#### DESCRIPTION OF THE TASK
Your answer is a single number: how many lines hold the word "this"?

★ ★ ★

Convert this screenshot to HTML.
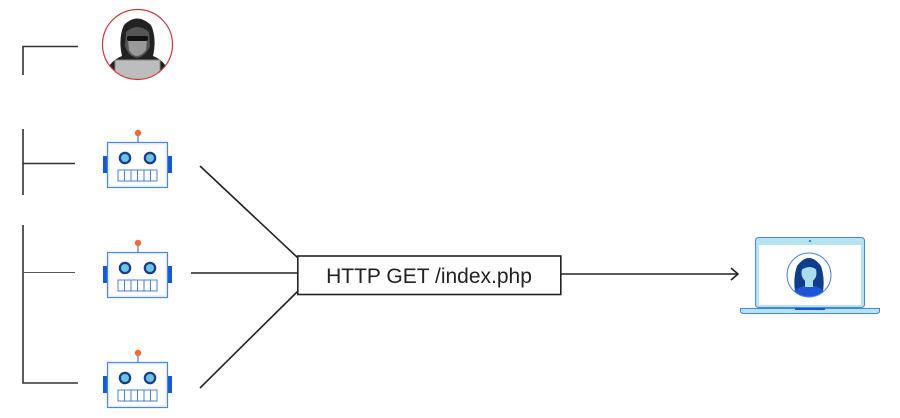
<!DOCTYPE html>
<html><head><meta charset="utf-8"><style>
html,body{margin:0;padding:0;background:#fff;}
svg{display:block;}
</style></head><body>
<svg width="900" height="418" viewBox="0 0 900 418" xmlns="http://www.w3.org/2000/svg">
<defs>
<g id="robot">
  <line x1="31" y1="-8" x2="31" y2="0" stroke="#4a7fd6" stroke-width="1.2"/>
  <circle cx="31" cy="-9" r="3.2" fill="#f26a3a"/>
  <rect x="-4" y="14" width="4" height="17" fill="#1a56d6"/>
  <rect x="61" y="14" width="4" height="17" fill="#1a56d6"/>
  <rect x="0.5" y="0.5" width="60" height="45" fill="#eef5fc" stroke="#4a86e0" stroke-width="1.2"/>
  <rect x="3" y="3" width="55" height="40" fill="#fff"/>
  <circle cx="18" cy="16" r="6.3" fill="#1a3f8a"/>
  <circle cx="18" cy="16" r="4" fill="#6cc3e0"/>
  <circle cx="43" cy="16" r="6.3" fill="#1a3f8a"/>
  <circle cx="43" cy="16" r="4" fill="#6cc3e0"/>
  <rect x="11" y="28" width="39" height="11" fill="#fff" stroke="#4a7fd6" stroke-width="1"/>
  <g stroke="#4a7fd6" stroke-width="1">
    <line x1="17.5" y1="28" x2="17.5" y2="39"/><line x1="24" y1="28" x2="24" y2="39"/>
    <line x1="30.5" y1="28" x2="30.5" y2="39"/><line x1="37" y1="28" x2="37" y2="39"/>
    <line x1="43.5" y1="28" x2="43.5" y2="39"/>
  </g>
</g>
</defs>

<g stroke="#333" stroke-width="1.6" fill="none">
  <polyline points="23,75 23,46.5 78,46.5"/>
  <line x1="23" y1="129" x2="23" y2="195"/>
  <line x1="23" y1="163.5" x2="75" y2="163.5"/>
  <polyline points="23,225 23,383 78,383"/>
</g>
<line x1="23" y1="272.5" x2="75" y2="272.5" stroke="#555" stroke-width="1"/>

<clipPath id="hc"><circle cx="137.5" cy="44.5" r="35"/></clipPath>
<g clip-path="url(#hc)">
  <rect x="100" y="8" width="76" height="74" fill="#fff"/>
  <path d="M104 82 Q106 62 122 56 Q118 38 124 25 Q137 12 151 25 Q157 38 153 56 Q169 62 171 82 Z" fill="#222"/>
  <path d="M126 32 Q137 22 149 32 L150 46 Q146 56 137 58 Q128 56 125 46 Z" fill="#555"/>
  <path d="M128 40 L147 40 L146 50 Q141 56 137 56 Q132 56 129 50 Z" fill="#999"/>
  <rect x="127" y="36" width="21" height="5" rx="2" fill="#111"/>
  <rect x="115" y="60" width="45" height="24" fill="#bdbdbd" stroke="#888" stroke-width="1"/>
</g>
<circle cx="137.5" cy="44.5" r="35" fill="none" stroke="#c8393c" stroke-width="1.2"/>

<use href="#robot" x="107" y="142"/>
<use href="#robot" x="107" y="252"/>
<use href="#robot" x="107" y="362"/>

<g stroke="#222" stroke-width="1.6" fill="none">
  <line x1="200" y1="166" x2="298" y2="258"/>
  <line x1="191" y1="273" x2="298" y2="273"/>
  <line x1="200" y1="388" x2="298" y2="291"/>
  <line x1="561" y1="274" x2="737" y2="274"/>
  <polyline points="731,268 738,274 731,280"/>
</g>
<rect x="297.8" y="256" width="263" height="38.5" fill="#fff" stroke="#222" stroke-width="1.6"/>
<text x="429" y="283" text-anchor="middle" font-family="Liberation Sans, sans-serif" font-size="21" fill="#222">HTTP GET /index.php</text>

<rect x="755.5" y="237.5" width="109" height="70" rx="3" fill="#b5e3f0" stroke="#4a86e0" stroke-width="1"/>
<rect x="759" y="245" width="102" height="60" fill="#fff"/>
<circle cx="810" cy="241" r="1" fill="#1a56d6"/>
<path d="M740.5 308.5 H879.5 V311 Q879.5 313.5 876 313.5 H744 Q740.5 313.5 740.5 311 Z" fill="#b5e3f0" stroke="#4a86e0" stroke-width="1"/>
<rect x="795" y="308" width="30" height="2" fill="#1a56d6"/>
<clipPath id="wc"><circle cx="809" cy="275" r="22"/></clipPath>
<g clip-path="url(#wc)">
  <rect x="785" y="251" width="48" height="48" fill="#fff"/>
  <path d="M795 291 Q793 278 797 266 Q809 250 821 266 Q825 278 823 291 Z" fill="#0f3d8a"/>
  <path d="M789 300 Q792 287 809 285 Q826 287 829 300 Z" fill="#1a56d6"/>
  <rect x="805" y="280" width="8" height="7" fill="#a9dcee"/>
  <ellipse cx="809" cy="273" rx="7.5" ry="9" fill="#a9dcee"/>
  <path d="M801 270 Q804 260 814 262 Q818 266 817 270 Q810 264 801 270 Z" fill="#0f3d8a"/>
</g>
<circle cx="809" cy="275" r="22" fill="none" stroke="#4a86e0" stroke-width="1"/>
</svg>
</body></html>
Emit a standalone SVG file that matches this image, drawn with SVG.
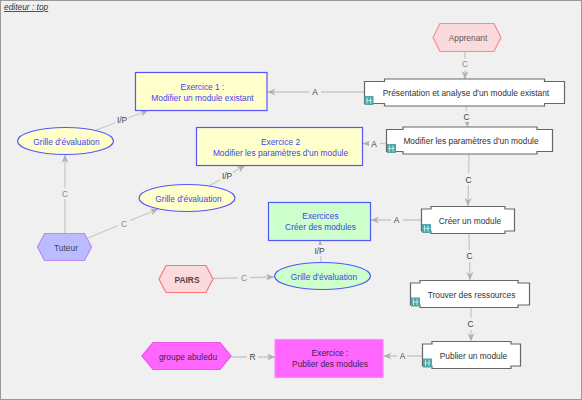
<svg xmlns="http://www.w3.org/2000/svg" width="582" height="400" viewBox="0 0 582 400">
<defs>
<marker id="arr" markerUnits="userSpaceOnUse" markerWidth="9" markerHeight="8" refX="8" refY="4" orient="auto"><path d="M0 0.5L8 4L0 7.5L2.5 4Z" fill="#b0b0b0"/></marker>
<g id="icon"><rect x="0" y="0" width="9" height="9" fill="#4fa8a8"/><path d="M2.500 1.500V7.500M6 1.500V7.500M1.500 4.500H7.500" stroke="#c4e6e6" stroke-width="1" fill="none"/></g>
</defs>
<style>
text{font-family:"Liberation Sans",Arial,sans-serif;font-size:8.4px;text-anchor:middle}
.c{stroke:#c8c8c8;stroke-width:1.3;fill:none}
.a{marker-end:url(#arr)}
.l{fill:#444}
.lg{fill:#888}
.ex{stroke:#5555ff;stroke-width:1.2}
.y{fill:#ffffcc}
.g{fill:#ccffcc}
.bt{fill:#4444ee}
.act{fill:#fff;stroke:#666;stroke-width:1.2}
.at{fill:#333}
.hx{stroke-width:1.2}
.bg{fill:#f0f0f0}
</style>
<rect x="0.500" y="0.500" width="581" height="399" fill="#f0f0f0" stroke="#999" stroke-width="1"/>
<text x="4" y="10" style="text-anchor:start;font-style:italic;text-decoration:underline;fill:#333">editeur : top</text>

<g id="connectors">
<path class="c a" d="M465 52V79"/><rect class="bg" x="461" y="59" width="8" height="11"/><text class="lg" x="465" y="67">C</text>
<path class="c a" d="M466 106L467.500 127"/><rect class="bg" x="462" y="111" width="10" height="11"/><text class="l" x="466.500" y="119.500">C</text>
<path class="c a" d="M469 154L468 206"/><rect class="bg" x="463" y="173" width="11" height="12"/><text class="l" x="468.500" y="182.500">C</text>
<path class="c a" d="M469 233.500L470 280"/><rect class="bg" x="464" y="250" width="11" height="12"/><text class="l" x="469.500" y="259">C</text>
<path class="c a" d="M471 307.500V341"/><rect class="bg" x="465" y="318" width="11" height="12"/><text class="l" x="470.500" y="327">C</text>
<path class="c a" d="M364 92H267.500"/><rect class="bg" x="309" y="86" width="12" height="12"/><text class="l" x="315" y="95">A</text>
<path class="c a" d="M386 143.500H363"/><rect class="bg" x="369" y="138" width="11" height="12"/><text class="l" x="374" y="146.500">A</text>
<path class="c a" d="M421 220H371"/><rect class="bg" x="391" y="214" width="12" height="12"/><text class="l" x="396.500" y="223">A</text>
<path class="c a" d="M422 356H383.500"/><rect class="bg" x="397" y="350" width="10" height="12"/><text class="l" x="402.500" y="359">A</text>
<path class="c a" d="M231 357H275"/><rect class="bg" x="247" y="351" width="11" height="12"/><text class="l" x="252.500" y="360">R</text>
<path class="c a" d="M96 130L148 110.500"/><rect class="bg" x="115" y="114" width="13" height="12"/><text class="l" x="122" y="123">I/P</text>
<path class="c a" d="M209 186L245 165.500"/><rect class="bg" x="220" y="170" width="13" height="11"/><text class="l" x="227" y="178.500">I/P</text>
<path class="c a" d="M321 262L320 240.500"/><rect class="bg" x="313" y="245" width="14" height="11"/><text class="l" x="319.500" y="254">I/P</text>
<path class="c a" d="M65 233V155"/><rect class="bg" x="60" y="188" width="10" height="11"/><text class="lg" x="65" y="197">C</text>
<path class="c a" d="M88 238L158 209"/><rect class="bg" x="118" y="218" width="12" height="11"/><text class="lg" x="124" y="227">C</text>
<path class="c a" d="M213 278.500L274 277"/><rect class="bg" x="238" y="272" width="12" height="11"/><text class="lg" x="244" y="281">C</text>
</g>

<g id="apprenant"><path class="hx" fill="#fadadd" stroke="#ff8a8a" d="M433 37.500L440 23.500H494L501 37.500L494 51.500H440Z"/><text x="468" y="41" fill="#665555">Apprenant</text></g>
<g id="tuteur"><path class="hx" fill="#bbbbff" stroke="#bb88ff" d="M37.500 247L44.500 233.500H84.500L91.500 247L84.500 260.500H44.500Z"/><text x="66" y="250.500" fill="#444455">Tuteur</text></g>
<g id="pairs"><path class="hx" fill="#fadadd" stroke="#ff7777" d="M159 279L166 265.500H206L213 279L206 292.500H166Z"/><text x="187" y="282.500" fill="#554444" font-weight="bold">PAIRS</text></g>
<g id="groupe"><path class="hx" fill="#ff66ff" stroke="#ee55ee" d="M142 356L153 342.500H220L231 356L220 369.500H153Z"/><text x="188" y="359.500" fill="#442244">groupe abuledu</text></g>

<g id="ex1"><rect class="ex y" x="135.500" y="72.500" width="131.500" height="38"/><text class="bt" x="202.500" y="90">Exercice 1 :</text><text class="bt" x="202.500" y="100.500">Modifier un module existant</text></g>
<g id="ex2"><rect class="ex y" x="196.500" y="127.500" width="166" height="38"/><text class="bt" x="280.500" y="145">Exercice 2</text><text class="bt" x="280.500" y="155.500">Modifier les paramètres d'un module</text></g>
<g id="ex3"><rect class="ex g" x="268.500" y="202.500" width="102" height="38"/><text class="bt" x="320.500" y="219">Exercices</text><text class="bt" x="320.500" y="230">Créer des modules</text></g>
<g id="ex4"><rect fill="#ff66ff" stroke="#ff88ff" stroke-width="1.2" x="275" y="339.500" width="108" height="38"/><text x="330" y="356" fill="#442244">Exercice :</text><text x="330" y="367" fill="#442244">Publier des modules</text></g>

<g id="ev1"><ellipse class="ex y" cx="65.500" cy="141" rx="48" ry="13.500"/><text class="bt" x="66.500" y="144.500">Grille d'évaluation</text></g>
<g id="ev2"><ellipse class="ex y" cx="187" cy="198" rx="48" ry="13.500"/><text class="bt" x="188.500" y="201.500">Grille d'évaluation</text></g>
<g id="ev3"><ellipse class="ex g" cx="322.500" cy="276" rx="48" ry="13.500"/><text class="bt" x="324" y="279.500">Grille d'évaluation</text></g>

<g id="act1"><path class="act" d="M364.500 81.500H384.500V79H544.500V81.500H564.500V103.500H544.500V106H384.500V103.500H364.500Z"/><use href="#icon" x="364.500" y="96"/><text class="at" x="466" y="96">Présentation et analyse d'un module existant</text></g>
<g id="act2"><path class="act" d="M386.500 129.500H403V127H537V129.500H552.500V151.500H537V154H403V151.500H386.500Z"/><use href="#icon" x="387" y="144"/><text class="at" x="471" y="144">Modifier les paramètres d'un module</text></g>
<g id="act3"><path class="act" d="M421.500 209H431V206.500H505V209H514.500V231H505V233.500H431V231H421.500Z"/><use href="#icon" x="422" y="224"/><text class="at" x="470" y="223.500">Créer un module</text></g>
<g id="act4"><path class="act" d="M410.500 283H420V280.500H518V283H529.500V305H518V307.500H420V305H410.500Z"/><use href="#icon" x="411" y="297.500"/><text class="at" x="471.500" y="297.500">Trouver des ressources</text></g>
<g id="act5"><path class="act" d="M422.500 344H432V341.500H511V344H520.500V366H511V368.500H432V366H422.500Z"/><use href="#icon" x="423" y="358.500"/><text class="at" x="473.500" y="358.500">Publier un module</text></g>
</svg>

★ ★ ★

#### PROBLEM SOLUTION
2